Stagecoach Mary: The Gunslinging Postwoman
Delivering mail could be dangerous business in the Wild West. But few things ruffled “Stagecoach” Mary Fields, who regularly trekked hundreds of miles to deliver mail on the frontier as the first Black postwoman in America.
Fields had been born a slave in the South in the 1830s. After the Civil War, she came under the wing of a nun named Mother Amadeus, who found work for Fields at an Ohio convent, and then at St. Peter’s Convent in Montana.

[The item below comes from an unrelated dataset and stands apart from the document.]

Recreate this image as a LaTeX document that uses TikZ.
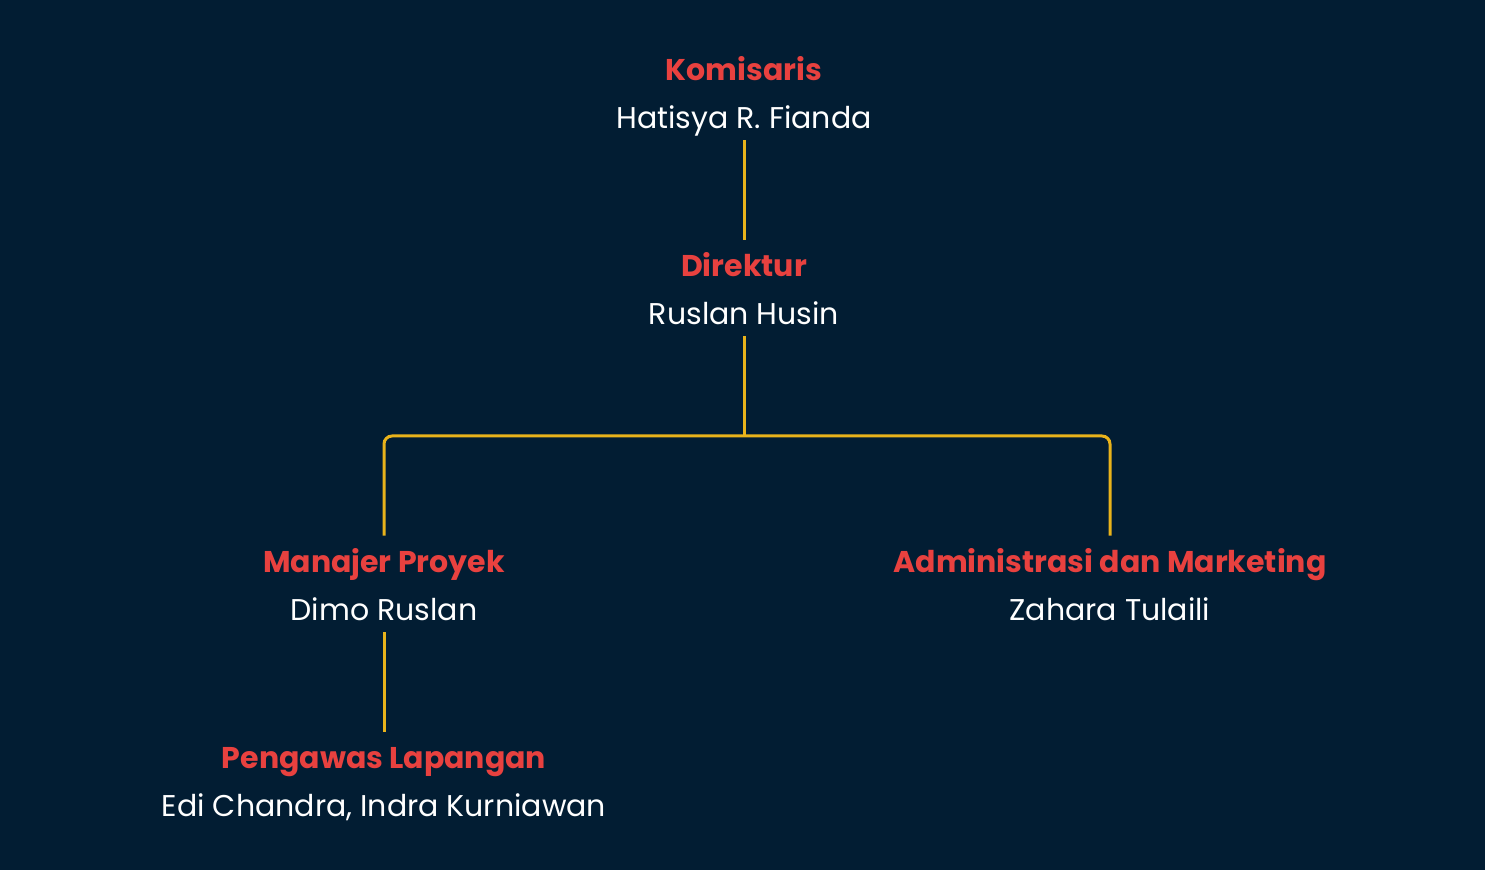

Fields may have worked with nuns, but she didn’t act like one. She frequented saloons, smoked cigars, got into fights, and shot her guns. And after she pulled a gun on a janitor at St. Peter’s, Mother Amadeus helped her get a job as a mail carrier for the U.S. Postal Service in 1895.

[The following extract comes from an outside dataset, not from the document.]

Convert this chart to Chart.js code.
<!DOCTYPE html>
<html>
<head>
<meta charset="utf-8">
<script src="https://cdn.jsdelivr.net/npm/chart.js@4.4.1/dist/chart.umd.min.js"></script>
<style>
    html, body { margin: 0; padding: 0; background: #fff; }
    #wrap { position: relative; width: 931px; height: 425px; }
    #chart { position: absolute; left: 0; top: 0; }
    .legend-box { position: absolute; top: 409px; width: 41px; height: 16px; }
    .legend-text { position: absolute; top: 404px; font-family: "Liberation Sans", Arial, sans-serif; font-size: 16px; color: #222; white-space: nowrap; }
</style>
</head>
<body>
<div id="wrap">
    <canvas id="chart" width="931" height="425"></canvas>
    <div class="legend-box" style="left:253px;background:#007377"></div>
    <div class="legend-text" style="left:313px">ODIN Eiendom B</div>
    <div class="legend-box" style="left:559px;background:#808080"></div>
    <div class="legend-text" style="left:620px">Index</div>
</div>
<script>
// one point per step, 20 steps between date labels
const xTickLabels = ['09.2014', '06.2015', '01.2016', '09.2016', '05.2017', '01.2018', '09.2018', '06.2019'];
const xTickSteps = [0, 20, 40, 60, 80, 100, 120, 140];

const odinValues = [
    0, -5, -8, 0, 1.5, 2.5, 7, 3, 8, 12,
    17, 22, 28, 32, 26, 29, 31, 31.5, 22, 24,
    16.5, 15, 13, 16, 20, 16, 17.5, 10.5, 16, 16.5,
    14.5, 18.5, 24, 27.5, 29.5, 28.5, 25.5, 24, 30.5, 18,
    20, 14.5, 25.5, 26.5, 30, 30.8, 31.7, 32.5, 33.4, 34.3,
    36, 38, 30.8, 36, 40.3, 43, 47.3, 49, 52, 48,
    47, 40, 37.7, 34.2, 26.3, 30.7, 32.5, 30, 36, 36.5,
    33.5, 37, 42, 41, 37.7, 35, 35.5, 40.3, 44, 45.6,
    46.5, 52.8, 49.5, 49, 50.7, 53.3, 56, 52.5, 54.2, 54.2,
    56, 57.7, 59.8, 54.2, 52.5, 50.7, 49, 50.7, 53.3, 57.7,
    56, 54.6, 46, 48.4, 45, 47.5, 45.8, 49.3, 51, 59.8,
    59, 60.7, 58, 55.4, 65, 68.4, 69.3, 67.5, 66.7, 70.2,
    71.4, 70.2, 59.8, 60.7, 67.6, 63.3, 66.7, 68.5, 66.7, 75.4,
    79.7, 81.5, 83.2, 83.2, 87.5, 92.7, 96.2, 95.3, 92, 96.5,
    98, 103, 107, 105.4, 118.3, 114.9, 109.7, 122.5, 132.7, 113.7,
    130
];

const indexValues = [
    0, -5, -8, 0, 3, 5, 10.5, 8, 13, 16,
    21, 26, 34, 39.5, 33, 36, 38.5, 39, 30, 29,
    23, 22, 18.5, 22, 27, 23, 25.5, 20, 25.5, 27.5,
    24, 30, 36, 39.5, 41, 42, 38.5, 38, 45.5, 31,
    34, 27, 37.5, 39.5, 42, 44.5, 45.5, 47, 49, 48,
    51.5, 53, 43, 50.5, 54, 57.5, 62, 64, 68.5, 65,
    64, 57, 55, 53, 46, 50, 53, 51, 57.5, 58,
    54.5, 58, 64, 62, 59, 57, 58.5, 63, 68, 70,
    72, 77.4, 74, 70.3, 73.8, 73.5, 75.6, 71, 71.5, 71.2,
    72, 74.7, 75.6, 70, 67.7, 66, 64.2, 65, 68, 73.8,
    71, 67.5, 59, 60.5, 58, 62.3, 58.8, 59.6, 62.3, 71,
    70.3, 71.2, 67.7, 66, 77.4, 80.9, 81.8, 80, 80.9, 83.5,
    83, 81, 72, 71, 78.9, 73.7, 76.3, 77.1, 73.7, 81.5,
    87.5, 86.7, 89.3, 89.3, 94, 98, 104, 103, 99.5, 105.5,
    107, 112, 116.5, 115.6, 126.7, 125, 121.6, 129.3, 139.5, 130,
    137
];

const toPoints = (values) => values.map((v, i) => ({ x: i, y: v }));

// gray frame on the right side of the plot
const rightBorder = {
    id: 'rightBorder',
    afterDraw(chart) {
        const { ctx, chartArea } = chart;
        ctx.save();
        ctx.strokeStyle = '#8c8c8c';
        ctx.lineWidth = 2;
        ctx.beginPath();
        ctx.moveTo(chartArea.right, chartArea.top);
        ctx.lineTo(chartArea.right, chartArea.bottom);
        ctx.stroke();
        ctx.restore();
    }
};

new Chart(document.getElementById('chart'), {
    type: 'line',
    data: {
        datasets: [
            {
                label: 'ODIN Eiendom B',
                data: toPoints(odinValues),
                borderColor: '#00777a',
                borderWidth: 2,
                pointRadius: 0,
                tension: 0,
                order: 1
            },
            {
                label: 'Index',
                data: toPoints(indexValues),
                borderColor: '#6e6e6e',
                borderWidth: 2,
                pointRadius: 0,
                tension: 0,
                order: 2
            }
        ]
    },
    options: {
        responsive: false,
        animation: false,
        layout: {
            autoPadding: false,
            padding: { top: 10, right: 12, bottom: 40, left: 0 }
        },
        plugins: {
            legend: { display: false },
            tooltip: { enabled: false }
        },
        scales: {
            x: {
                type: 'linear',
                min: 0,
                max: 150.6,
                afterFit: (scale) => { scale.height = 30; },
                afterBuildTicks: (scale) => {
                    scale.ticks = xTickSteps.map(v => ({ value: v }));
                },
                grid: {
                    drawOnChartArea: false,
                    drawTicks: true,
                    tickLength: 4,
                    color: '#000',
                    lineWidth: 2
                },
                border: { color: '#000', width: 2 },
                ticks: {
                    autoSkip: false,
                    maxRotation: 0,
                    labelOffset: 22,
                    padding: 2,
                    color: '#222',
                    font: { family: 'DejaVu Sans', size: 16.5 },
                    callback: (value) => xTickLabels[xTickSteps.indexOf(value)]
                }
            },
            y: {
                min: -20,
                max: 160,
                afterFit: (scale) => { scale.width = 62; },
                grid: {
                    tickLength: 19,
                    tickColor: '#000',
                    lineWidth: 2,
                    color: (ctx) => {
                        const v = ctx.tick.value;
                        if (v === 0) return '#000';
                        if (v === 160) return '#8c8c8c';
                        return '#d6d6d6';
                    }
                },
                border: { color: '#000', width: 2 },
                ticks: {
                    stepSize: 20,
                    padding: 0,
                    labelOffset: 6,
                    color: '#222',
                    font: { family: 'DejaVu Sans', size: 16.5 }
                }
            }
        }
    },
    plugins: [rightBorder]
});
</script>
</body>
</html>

As the first Black woman to deliver mail for the U.S. Postal Service, and only the second woman in U.S. history with a mail route, Fields proved that she had what it took. By then in her 60s, she fearlessly delivered the mail, protecting the packages and letters with a rifle and a revolver.
Often, Fields rode 300 miles a week to cover all the stops on her route. Sometimes, she threw on her snowshoes and carried the mail in a sack across her shoulders for miles to make sure that it got delivered.
Her dedication to mail delivery — and her forceful personality — made Mary Fields something of a local legend in Cascade, Montana. There, she was the only woman allowed to drink at the town’s bar who wasn’t a sex worker. Fields could also eat for free at the Cascade Hotel, and when her home unexpectedly burned down, the town helped build her a new one.
She delivered mail for eight years before opening a laundry business. And when she died in 1914, the people of Cascade, Montana, planned one of the largest funerals that the town had ever seen in her honor.